A long-running federal fraud case involving Jeb Bush, a Nigerian billionaire, a South Florida pump company and allegations of fraud, bribery and suitcases full of cash has finally run its course, with the company accused of ripping off the government cleared of any liability.
The U.S. Supreme Court declined to take up the case Monday, effectively ending the epic whistleblower saga in which the government had accused politically-connected Deerfield Beach-based Moving Water Industries of fraudulently obtaining more than $74 million in federal Export-Import Banks loans for Nigeria to buy MWI water pumps in 1992.
"MWI is a small family-owned business located in Deerfield Beach since 1926 and this case has been extremely costly in terms of legal fees incurred and lost business since 1998," said MWI vice president and general counsel William Bucknam. "We are looking forward to resuming our previous international business activities providing pumps to grow food, mitigate flood waters and provide a source of safe drinking water in remote villages without electricity."
Before his first campaign for governor in 1994, Jeb Bush spent several years marketing MWI pumps around the globe while his father was president of the United States. Allegations of wrongdoing surrounding the Nigerian deal dogged Bush's early political career, particularly his 1998 and 2002 gubernatorial campaigns.
At one point, the FBI investigated the matter and a grand jury was convened, though no indictments resulted.
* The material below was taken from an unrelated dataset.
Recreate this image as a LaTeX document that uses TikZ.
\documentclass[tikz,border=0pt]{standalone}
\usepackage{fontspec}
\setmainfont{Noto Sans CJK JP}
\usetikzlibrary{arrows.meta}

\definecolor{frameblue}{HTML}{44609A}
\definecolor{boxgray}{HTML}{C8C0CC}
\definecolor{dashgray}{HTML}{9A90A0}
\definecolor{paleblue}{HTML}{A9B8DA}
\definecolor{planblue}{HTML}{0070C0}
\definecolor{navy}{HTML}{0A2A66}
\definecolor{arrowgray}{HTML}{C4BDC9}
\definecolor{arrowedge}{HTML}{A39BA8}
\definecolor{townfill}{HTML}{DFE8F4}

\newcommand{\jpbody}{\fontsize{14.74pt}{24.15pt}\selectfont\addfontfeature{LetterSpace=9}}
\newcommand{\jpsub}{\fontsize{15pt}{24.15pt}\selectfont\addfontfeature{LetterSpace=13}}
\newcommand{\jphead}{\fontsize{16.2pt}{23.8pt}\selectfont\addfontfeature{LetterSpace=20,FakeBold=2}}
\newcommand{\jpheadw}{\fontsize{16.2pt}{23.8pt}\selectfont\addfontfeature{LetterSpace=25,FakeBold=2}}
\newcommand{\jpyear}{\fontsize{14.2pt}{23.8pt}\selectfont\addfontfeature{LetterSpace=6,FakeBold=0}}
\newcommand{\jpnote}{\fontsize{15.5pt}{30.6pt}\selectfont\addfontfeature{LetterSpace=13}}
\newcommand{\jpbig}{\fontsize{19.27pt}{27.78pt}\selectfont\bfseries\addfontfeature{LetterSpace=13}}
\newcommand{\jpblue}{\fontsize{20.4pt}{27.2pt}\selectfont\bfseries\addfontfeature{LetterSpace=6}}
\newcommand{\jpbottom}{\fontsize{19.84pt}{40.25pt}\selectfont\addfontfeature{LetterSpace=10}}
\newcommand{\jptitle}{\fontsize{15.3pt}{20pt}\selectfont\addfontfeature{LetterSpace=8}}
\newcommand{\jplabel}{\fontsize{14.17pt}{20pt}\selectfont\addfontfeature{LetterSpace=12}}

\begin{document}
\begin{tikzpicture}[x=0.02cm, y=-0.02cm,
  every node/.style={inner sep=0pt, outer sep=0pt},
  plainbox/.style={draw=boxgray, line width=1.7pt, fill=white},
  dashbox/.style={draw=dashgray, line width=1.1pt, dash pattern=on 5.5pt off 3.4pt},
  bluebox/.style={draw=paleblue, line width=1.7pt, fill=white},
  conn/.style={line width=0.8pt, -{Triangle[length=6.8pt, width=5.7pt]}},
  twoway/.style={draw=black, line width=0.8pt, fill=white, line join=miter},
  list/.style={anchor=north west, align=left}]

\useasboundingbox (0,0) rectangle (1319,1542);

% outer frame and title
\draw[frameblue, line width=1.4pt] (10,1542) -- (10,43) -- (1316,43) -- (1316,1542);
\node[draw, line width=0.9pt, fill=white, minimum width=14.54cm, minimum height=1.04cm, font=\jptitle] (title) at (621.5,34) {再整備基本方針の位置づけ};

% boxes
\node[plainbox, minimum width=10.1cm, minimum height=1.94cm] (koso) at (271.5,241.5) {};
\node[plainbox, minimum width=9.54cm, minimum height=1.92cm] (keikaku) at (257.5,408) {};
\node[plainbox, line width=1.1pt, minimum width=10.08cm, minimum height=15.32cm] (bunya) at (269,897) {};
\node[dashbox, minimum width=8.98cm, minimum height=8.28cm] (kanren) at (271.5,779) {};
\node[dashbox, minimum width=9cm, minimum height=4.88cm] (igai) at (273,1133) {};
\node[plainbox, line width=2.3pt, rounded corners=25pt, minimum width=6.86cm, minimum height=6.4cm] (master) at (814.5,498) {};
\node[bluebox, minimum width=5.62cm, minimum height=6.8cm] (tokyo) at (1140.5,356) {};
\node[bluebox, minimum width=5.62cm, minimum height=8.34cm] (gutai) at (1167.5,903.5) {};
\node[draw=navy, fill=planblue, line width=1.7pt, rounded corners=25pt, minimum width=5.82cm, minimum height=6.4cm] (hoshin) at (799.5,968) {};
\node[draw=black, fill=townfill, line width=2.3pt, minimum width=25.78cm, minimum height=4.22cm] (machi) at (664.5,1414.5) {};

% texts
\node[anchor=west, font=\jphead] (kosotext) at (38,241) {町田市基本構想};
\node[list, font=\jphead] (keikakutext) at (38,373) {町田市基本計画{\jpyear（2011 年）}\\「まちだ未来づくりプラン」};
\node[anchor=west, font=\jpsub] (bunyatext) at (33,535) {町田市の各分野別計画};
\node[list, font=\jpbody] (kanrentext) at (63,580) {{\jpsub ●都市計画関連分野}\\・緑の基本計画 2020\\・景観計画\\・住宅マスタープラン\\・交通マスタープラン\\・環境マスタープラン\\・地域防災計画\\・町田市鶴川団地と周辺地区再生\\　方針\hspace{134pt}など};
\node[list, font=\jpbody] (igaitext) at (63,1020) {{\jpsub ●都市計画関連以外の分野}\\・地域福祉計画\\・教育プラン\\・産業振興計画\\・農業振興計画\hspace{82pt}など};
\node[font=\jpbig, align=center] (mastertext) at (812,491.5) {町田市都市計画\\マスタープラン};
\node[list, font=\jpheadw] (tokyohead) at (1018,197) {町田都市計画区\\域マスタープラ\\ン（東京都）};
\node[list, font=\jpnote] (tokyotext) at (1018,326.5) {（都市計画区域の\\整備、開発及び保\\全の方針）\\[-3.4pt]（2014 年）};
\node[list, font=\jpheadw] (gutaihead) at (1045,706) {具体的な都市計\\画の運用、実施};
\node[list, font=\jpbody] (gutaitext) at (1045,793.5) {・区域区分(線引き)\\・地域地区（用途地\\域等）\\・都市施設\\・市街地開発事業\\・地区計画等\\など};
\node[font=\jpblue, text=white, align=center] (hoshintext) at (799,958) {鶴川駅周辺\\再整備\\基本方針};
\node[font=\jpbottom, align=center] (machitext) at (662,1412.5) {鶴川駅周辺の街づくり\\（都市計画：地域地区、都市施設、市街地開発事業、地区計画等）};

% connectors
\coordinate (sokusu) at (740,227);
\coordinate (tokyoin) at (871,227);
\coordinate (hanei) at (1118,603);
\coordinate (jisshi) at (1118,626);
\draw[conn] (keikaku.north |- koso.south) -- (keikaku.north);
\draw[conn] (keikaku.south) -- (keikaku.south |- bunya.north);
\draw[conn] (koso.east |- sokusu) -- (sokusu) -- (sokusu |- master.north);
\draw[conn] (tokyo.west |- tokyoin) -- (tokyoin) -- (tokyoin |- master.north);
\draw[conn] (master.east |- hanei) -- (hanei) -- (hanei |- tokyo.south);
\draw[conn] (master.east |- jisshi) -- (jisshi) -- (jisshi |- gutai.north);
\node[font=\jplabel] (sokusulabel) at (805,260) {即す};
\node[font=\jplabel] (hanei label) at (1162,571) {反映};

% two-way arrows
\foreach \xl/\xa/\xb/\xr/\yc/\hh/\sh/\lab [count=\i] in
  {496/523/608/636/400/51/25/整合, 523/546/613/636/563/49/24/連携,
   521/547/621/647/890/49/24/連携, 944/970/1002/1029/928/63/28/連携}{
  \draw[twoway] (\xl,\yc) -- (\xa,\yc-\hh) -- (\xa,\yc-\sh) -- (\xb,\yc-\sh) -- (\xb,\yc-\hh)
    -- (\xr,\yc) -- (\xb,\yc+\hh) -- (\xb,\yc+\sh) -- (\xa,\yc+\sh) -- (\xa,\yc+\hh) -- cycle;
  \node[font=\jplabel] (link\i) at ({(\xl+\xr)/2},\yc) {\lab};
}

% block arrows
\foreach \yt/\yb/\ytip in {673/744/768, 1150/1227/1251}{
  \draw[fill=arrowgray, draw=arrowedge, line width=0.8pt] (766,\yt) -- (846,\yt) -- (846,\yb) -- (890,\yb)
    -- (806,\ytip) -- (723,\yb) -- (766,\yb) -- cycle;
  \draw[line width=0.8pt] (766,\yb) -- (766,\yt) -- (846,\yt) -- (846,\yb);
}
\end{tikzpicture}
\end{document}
The government never accused Bush of wrongdoing, never deposed him or mentioned him in its civil complaint against MWI.
Former MWI employer Robert Purcell filed a sealed whistleblower complaint in 1989 alleging among other things that MWI failed to disclose that $28 million of $74 million loaned by the Export-Import Bank went to a Nigerian sales agent, Alhaji Indimi, who later became a billionaire oil baron. He alleged company officials and representatives traveled the globe carrying suitcases full of cash.
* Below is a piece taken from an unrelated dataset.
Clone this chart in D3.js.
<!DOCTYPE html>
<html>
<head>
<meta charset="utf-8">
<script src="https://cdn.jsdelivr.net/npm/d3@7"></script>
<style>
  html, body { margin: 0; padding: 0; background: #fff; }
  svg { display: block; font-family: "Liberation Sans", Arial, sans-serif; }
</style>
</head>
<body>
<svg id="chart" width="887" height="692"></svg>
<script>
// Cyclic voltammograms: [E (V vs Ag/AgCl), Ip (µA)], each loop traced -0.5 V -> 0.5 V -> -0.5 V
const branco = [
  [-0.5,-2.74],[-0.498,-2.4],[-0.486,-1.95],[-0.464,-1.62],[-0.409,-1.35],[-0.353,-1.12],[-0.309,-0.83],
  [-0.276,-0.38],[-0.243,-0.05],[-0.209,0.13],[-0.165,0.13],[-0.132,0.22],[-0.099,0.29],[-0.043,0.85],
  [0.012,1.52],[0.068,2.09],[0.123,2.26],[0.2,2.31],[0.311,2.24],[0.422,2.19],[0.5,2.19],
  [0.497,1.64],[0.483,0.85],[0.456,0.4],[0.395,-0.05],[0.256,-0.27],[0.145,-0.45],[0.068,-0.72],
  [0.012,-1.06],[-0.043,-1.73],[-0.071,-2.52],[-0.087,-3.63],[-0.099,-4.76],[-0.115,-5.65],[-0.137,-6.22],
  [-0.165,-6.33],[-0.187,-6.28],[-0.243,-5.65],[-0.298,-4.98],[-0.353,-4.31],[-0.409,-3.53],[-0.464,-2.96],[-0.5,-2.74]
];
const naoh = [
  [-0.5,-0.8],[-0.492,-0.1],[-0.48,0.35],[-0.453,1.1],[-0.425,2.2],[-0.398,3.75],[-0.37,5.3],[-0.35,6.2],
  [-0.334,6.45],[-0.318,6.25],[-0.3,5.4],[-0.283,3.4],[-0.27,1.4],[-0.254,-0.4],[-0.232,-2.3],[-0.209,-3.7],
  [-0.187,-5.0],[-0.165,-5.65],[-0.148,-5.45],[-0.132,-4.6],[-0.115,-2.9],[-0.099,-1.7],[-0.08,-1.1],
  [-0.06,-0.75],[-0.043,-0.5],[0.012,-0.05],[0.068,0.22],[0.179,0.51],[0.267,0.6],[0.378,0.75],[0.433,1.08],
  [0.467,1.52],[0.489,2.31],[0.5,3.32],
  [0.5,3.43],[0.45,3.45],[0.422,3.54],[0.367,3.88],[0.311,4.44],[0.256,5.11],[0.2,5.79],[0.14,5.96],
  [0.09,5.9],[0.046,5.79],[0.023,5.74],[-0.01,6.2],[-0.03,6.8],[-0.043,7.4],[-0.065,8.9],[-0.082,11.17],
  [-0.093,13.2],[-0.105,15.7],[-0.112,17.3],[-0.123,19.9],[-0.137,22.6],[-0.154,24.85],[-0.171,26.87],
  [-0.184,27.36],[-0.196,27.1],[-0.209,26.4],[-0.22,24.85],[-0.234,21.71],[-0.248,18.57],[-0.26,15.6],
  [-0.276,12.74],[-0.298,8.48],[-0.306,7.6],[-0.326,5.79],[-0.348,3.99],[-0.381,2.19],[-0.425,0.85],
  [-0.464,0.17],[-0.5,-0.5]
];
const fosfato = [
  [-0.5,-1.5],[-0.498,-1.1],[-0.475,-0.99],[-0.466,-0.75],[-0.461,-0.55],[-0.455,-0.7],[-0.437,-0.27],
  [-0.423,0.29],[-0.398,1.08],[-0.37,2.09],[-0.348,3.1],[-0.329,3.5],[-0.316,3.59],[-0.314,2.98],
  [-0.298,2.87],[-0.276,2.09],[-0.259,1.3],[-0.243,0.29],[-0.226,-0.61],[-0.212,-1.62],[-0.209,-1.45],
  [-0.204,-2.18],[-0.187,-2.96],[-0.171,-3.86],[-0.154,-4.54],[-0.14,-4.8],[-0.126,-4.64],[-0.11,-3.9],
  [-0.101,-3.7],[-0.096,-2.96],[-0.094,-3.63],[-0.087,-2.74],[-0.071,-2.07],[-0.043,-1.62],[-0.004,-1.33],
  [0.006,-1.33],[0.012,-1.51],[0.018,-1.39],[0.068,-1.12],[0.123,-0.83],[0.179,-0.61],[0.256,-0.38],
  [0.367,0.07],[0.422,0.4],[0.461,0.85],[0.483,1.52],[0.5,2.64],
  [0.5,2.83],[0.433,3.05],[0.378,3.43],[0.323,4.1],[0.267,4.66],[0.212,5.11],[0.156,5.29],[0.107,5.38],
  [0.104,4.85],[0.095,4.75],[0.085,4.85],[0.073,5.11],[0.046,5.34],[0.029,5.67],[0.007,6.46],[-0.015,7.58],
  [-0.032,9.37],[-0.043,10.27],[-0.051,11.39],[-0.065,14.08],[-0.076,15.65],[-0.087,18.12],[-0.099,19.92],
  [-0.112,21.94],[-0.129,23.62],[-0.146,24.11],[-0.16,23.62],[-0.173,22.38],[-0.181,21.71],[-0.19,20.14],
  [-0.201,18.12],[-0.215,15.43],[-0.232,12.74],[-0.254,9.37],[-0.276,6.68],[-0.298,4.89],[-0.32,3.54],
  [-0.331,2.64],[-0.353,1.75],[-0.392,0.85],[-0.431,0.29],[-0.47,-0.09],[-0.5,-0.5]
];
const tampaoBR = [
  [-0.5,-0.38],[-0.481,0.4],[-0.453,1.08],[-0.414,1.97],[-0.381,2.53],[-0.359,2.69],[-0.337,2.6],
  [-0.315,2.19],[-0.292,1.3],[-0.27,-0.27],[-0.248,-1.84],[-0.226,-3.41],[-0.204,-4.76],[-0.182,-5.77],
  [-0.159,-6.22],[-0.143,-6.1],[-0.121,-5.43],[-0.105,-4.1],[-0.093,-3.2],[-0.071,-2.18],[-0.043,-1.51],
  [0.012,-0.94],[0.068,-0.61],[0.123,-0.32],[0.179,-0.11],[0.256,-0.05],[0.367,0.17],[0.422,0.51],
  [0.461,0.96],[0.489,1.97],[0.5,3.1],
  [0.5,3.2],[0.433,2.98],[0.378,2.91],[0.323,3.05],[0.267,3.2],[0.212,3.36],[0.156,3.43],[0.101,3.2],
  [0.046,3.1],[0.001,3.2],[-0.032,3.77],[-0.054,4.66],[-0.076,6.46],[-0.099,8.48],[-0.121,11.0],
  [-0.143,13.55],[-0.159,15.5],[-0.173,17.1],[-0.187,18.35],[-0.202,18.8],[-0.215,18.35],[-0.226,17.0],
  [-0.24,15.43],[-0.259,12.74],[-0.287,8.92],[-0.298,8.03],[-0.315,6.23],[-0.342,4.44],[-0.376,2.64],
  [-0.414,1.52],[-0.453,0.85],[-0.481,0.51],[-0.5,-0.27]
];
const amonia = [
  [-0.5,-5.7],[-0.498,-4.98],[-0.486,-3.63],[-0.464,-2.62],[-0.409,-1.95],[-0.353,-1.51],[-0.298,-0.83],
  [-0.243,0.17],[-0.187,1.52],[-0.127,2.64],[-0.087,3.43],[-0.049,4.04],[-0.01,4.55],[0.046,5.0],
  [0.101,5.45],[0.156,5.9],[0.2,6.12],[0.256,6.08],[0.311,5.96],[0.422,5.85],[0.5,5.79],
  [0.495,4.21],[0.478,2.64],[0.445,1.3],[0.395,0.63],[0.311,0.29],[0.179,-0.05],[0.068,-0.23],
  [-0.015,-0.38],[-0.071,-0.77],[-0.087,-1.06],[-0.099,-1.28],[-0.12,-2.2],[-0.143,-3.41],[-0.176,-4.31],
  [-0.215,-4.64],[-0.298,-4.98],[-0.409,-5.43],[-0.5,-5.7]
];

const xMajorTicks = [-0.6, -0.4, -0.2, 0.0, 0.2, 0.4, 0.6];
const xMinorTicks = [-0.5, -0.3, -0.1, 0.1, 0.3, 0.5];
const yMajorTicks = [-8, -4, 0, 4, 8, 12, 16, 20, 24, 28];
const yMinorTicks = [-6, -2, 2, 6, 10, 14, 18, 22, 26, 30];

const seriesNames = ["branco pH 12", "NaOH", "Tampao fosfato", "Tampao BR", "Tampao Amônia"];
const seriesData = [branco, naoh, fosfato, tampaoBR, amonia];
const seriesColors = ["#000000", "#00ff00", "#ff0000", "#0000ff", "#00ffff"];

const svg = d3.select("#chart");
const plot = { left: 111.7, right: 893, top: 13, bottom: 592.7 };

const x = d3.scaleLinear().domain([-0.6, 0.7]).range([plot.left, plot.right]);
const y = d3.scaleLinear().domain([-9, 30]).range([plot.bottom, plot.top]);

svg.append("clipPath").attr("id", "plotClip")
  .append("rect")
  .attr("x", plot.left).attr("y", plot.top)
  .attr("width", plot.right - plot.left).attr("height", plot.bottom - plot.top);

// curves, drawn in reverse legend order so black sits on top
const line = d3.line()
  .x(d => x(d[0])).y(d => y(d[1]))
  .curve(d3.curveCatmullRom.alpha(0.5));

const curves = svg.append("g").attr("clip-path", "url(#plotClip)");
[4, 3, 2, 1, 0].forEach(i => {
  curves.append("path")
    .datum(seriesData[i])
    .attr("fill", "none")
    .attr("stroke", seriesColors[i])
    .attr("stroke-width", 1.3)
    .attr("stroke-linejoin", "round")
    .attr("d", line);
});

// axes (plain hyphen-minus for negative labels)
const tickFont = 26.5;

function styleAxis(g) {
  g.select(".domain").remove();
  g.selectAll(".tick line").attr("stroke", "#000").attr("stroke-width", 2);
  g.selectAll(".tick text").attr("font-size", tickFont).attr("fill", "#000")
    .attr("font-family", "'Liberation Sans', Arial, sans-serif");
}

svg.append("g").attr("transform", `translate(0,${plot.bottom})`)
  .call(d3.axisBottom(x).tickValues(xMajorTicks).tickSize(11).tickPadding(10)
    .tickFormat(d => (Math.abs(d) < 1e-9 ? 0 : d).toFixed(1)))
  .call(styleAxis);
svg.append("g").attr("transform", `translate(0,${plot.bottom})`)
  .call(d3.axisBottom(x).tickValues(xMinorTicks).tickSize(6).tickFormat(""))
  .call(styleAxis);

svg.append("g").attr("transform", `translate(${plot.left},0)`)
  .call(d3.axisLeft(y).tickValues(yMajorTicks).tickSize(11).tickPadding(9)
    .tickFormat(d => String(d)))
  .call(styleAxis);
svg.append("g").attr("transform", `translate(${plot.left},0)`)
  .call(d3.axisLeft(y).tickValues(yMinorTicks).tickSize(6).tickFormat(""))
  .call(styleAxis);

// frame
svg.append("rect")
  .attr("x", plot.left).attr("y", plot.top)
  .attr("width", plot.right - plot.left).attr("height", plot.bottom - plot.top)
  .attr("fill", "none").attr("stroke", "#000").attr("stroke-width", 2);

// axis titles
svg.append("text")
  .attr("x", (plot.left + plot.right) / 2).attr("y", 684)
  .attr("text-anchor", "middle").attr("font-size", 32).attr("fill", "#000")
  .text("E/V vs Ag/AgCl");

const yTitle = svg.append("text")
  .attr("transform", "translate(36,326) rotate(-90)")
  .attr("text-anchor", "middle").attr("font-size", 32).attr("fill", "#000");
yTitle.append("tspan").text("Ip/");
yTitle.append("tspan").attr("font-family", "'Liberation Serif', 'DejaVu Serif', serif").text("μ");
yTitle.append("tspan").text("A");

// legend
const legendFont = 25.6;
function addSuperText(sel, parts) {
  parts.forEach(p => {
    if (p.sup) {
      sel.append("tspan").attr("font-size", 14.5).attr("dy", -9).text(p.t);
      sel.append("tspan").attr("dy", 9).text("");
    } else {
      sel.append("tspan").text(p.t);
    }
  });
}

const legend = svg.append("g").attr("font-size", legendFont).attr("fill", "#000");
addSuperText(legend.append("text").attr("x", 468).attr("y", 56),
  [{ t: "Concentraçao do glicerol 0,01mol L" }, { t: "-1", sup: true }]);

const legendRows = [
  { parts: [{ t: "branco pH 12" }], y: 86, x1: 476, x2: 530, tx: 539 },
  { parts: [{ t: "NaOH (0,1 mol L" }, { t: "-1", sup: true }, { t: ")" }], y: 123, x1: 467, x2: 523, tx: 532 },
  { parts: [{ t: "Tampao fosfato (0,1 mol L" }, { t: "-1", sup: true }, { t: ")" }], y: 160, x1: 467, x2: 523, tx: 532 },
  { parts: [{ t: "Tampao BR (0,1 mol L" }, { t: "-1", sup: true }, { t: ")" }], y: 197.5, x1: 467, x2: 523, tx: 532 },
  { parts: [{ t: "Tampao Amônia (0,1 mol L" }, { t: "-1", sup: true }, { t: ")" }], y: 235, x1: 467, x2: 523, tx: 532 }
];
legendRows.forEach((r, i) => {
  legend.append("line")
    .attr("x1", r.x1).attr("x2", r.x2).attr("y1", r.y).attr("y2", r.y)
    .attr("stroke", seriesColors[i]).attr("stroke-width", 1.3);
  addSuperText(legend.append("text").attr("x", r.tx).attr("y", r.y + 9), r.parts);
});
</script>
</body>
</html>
As Gov. Bush was running for re-election in 2002, federal prosecutors intervened in the case, filing a suit against MWI, which faced potential damages up to $223 million. The case dragged on until 2013 when a federal jury found MWI guilty of failing to properly report commissions and ordered damages of $22.5 million. After several appeals, the federal court's judgment of liability and fees against MWI were reversed.
"This has been one hell of a big coverup. It's a terrible injustice," said Purcell, 82, who has spent a quarter of his life pursuing the case and contends the Justice Department during the George W. Bush administration helped protect Florida's former governor by restricting evidence and testimony.